- YOUR TASK: Reproduce the listing exactly and skip over any pictures.

-----

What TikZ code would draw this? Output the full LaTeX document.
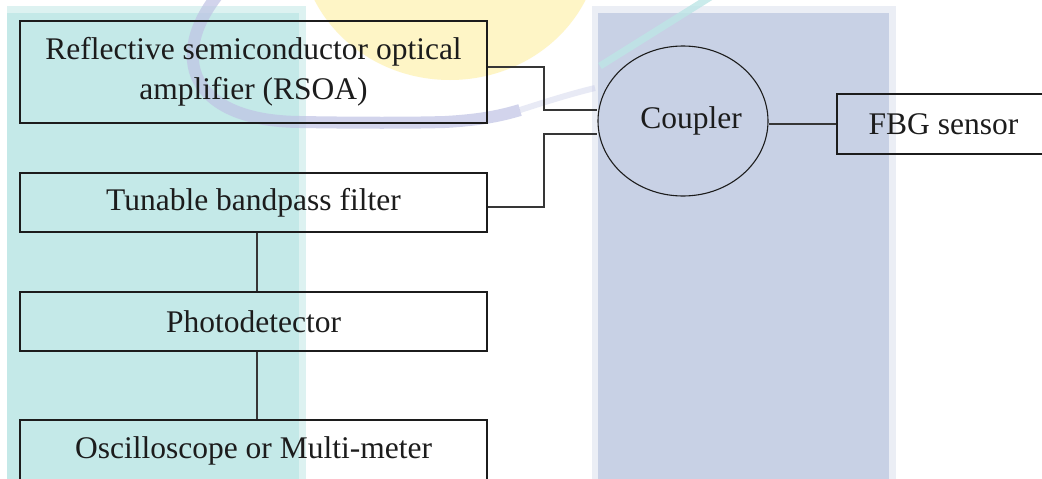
\documentclass[tikz,border=0pt]{standalone}
\usepackage{fontspec}
\setmainfont{Liberation Serif}
\usetikzlibrary{shapes.geometric}
\definecolor{tealmain}{HTML}{C4E9E8}
\definecolor{teallight}{HTML}{DDF2F1}
\definecolor{bluemain}{HTML}{C8D1E5}
\definecolor{bluelight}{HTML}{EBEEF5}
\definecolor{yellowmark}{HTML}{FEF5C6}
\definecolor{purplemark}{HTML}{BFC3E4}
\definecolor{cyanmark}{HTML}{BDE6E6}
\definecolor{inkcol}{HTML}{1C1C1C}
\definecolor{wirecol}{HTML}{363636}
\tikzset{
  blockbox/.style={draw=inkcol, line width=1.1pt, rectangle, text=inkcol,
    font=\fontsize{31.5}{40}\selectfont, align=center, inner sep=0pt},
  couplerbox/.style={draw=inkcol, line width=1.1pt, ellipse, text=inkcol,
    font=\fontsize{31.5}{40}\selectfont, inner sep=0pt,
    minimum width=170pt, minimum height=150pt},
  wire/.style={draw=wirecol, line width=2pt}
}
\begin{document}
\begin{tikzpicture}[x=1pt,y=-1pt]
\useasboundingbox (0,0) rectangle (1042,479);
\clip (0,0) rectangle (1042,479);
\fill[white] (0,0) rectangle (1042,479);
% watermark
\fill[yellowmark] (450,-60) ellipse [x radius=150, y radius=140];
\fill[teallight] (7,6) rectangle (306,480);
\fill[tealmain] (7,13) rectangle (299,480);
\fill[bluelight] (592,6) rectangle (896,480);
\fill[bluemain] (598,13) rectangle (889,480);
\draw[purplemark, line width=12pt, opacity=0.7]
  (220,-8) .. controls (168,55) and (188,121) .. (300,122)
  .. controls (360,123) and (410,123) .. (445,122)
  .. controls (480,120) and (500,116) .. (520,110);
\draw[purplemark, line width=6pt, opacity=0.35]
  (520,110) .. controls (545,102) and (570,94) .. (595,88);
\draw[cyanmark, line width=7pt, opacity=0.8] (600,66) -- (712,-4);
% blocks
\node[blockbox, minimum width=467pt, minimum height=102pt] (rsoa) at (253.5,72)
  {Reflective semiconductor optical\\amplifier (RSOA)};
\node[blockbox, minimum width=467pt, minimum height=59pt] (tbf) at (253.5,202.5)
  {Tunable bandpass filter};
\node[blockbox, minimum width=467pt, minimum height=59pt] (pd) at (253.5,321.5)
  {Photodetector};
\node[blockbox, minimum width=467pt, minimum height=62pt] (osc) at (253.5,451)
  {\raisebox{1.5pt}{Oscilloscope or Multi-meter}};
\node[couplerbox] (coupler) at (683,121) {\hspace*{16pt}Coupler};
\node[blockbox, minimum width=213pt, minimum height=60pt] (fbg) at (943.5,124)
  {FBG sensor};
% connectors
\draw[wire] ([yshift=5pt]rsoa.east) -- ++(56,0) |- ([yshift=11pt]coupler.west);
\draw[wire] ([yshift=-4.5pt]tbf.east) -- ++(56,0) |- ([yshift=-13pt]coupler.west);
\draw[wire] (fbg.west) -- (fbg.west -| coupler.east);
\draw[wire] ([xshift=3pt]tbf.south) -- ([xshift=3pt]pd.north);
\draw[wire] ([xshift=3pt]pd.south) -- ([xshift=3pt]osc.north);
\end{tikzpicture}
\end{document}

-----

- WORKED ANSWER:
What TikZ code would draw this? Output the full LaTeX document.
\documentclass[tikz,border=0pt]{standalone}
\usepackage{fontspec}
\setmainfont{Liberation Serif}
\usetikzlibrary{shapes.geometric}
\definecolor{tealmain}{HTML}{C4E9E8}
\definecolor{teallight}{HTML}{DDF2F1}
\definecolor{bluemain}{HTML}{C8D1E5}
\definecolor{bluelight}{HTML}{EBEEF5}
\definecolor{yellowmark}{HTML}{FEF5C6}
\definecolor{purplemark}{HTML}{BFC3E4}
\definecolor{cyanmark}{HTML}{BDE6E6}
\definecolor{inkcol}{HTML}{1C1C1C}
\definecolor{wirecol}{HTML}{363636}
\tikzset{
  blockbox/.style={draw=inkcol, line width=1.1pt, rectangle, text=inkcol,
    font=\fontsize{31.5}{40}\selectfont, align=center, inner sep=0pt},
  couplerbox/.style={draw=inkcol, line width=1.1pt, ellipse, text=inkcol,
    font=\fontsize{31.5}{40}\selectfont, inner sep=0pt,
    minimum width=170pt, minimum height=150pt},
  wire/.style={draw=wirecol, line width=2pt}
}
\begin{document}
\begin{tikzpicture}[x=1pt,y=-1pt]
\useasboundingbox (0,0) rectangle (1042,479);
\clip (0,0) rectangle (1042,479);
\fill[white] (0,0) rectangle (1042,479);
% watermark
\fill[yellowmark] (450,-60) ellipse [x radius=150, y radius=140];
\fill[teallight] (7,6) rectangle (306,480);
\fill[tealmain] (7,13) rectangle (299,480);
\fill[bluelight] (592,6) rectangle (896,480);
\fill[bluemain] (598,13) rectangle (889,480);
\draw[purplemark, line width=12pt, opacity=0.7]
  (220,-8) .. controls (168,55) and (188,121) .. (300,122)
  .. controls (360,123) and (410,123) .. (445,122)
  .. controls (480,120) and (500,116) .. (520,110);
\draw[purplemark, line width=6pt, opacity=0.35]
  (520,110) .. controls (545,102) and (570,94) .. (595,88);
\draw[cyanmark, line width=7pt, opacity=0.8] (600,66) -- (712,-4);
% blocks
\node[blockbox, minimum width=467pt, minimum height=102pt] (rsoa) at (253.5,72)
  {Reflective semiconductor optical\\amplifier (RSOA)};
\node[blockbox, minimum width=467pt, minimum height=59pt] (tbf) at (253.5,202.5)
  {Tunable bandpass filter};
\node[blockbox, minimum width=467pt, minimum height=59pt] (pd) at (253.5,321.5)
  {Photodetector};
\node[blockbox, minimum width=467pt, minimum height=62pt] (osc) at (253.5,451)
  {\raisebox{1.5pt}{Oscilloscope or Multi-meter}};
\node[couplerbox] (coupler) at (683,121) {\hspace*{16pt}Coupler};
\node[blockbox, minimum width=213pt, minimum height=60pt] (fbg) at (943.5,124)
  {FBG sensor};
% connectors
\draw[wire] ([yshift=5pt]rsoa.east) -- ++(56,0) |- ([yshift=11pt]coupler.west);
\draw[wire] ([yshift=-4.5pt]tbf.east) -- ++(56,0) |- ([yshift=-13pt]coupler.west);
\draw[wire] (fbg.west) -- (fbg.west -| coupler.east);
\draw[wire] ([xshift=3pt]tbf.south) -- ([xshift=3pt]pd.north);
\draw[wire] ([xshift=3pt]pd.south) -- ([xshift=3pt]osc.north);
\end{tikzpicture}
\end{document}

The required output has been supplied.